──────── Data to process

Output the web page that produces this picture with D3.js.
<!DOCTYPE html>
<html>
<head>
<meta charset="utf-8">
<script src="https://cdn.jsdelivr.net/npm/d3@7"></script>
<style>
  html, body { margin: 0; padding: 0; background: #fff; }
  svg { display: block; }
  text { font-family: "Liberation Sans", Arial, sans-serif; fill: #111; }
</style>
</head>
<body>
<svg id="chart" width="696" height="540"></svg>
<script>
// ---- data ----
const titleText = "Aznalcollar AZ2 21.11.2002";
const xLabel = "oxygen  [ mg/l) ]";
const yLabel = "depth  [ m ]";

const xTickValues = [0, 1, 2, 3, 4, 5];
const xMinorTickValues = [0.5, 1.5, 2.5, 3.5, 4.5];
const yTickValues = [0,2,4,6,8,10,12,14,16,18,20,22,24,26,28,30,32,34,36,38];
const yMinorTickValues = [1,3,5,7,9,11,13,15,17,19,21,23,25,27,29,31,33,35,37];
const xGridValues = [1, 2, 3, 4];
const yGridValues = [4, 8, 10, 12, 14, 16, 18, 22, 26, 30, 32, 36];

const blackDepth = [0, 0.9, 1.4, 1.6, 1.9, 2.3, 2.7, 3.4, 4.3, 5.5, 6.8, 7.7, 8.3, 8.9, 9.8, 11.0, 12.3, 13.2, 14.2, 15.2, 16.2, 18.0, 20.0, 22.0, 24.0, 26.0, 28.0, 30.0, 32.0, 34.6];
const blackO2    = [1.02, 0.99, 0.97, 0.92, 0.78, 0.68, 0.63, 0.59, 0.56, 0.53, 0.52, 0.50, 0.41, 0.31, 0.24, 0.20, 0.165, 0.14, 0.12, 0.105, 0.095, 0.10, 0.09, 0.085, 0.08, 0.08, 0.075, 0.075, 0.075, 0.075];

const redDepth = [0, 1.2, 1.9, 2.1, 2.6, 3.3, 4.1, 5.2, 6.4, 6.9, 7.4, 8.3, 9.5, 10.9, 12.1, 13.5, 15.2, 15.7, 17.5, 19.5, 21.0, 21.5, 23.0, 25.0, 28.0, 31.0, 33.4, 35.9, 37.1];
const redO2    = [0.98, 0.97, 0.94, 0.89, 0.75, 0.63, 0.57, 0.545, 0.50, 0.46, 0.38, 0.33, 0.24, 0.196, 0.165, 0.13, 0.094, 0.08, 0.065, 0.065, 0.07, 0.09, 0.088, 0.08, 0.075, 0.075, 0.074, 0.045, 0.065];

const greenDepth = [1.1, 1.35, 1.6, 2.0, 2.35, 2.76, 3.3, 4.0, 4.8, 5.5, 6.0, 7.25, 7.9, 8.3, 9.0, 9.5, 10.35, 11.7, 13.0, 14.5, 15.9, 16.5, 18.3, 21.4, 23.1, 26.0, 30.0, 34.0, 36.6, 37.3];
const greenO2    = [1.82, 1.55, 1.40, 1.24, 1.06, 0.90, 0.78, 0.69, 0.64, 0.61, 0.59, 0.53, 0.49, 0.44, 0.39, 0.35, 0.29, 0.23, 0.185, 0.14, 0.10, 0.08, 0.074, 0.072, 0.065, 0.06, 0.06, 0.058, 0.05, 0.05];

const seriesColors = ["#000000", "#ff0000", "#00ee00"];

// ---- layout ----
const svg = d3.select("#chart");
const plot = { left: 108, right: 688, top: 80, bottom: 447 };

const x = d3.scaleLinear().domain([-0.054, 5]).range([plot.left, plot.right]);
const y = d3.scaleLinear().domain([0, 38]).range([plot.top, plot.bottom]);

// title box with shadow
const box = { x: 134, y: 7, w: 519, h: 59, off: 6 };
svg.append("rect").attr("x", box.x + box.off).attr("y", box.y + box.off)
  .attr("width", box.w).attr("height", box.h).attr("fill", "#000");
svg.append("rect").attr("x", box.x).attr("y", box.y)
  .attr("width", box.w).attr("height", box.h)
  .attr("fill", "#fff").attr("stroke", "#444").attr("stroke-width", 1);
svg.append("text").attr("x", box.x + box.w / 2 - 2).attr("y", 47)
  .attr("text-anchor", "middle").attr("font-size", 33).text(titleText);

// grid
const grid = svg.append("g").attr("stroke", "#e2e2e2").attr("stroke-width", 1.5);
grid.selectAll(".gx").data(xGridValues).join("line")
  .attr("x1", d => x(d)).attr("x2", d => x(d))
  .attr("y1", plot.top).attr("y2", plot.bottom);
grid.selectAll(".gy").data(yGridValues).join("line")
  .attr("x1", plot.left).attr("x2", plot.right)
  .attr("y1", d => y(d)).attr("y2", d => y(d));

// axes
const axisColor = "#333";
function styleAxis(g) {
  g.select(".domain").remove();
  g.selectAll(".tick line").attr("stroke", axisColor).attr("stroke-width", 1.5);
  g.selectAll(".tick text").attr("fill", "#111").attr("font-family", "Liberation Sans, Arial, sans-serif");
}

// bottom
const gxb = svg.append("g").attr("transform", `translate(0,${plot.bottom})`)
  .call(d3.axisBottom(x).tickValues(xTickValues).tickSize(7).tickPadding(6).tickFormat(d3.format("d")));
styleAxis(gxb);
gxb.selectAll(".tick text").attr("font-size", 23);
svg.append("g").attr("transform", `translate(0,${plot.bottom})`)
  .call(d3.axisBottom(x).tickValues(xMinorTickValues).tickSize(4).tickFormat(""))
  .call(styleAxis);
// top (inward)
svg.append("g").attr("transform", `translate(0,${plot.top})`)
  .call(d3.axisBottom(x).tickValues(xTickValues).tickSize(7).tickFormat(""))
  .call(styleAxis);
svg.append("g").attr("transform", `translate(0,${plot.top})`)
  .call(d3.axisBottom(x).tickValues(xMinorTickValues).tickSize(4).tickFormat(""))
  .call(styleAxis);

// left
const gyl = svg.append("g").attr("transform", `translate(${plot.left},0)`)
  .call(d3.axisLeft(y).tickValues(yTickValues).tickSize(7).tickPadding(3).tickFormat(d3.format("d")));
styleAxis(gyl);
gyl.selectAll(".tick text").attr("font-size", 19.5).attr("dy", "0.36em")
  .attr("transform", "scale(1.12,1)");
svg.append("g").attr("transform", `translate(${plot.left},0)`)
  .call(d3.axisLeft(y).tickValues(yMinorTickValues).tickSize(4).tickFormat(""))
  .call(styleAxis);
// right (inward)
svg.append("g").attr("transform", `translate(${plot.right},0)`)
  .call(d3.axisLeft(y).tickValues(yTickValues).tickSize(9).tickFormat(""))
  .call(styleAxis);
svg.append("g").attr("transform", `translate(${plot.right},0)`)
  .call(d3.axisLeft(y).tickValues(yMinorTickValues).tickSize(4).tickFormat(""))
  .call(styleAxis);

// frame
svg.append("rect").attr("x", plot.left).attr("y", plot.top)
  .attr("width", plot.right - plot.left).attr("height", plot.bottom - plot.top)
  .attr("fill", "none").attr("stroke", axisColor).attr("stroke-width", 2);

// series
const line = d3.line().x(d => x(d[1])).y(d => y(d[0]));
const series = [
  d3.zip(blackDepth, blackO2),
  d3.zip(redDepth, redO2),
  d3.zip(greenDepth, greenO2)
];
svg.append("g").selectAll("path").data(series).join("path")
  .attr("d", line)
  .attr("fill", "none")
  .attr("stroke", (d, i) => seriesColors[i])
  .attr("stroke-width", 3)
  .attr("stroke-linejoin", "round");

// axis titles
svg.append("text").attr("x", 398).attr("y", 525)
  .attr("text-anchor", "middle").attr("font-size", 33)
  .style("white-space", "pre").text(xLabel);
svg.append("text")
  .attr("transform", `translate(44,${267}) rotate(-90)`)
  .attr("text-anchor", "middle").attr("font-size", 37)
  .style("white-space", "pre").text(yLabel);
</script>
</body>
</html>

────────────────
──────── Data to process

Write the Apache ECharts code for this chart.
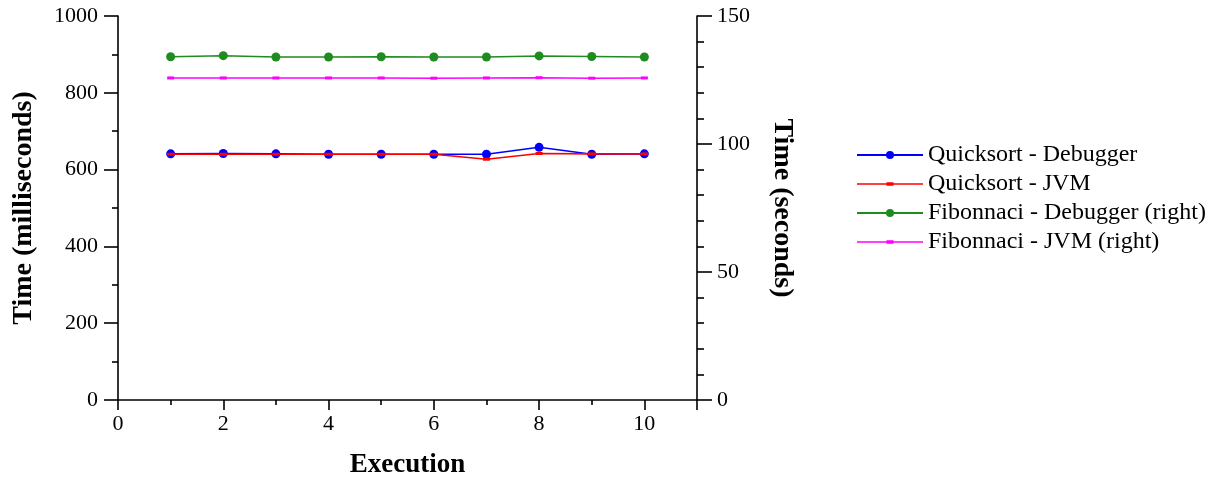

────────────────

From the listing above, collect every line that mentions the word "with".

Output the web page that produces this picture with D3.js.
// title box with shadow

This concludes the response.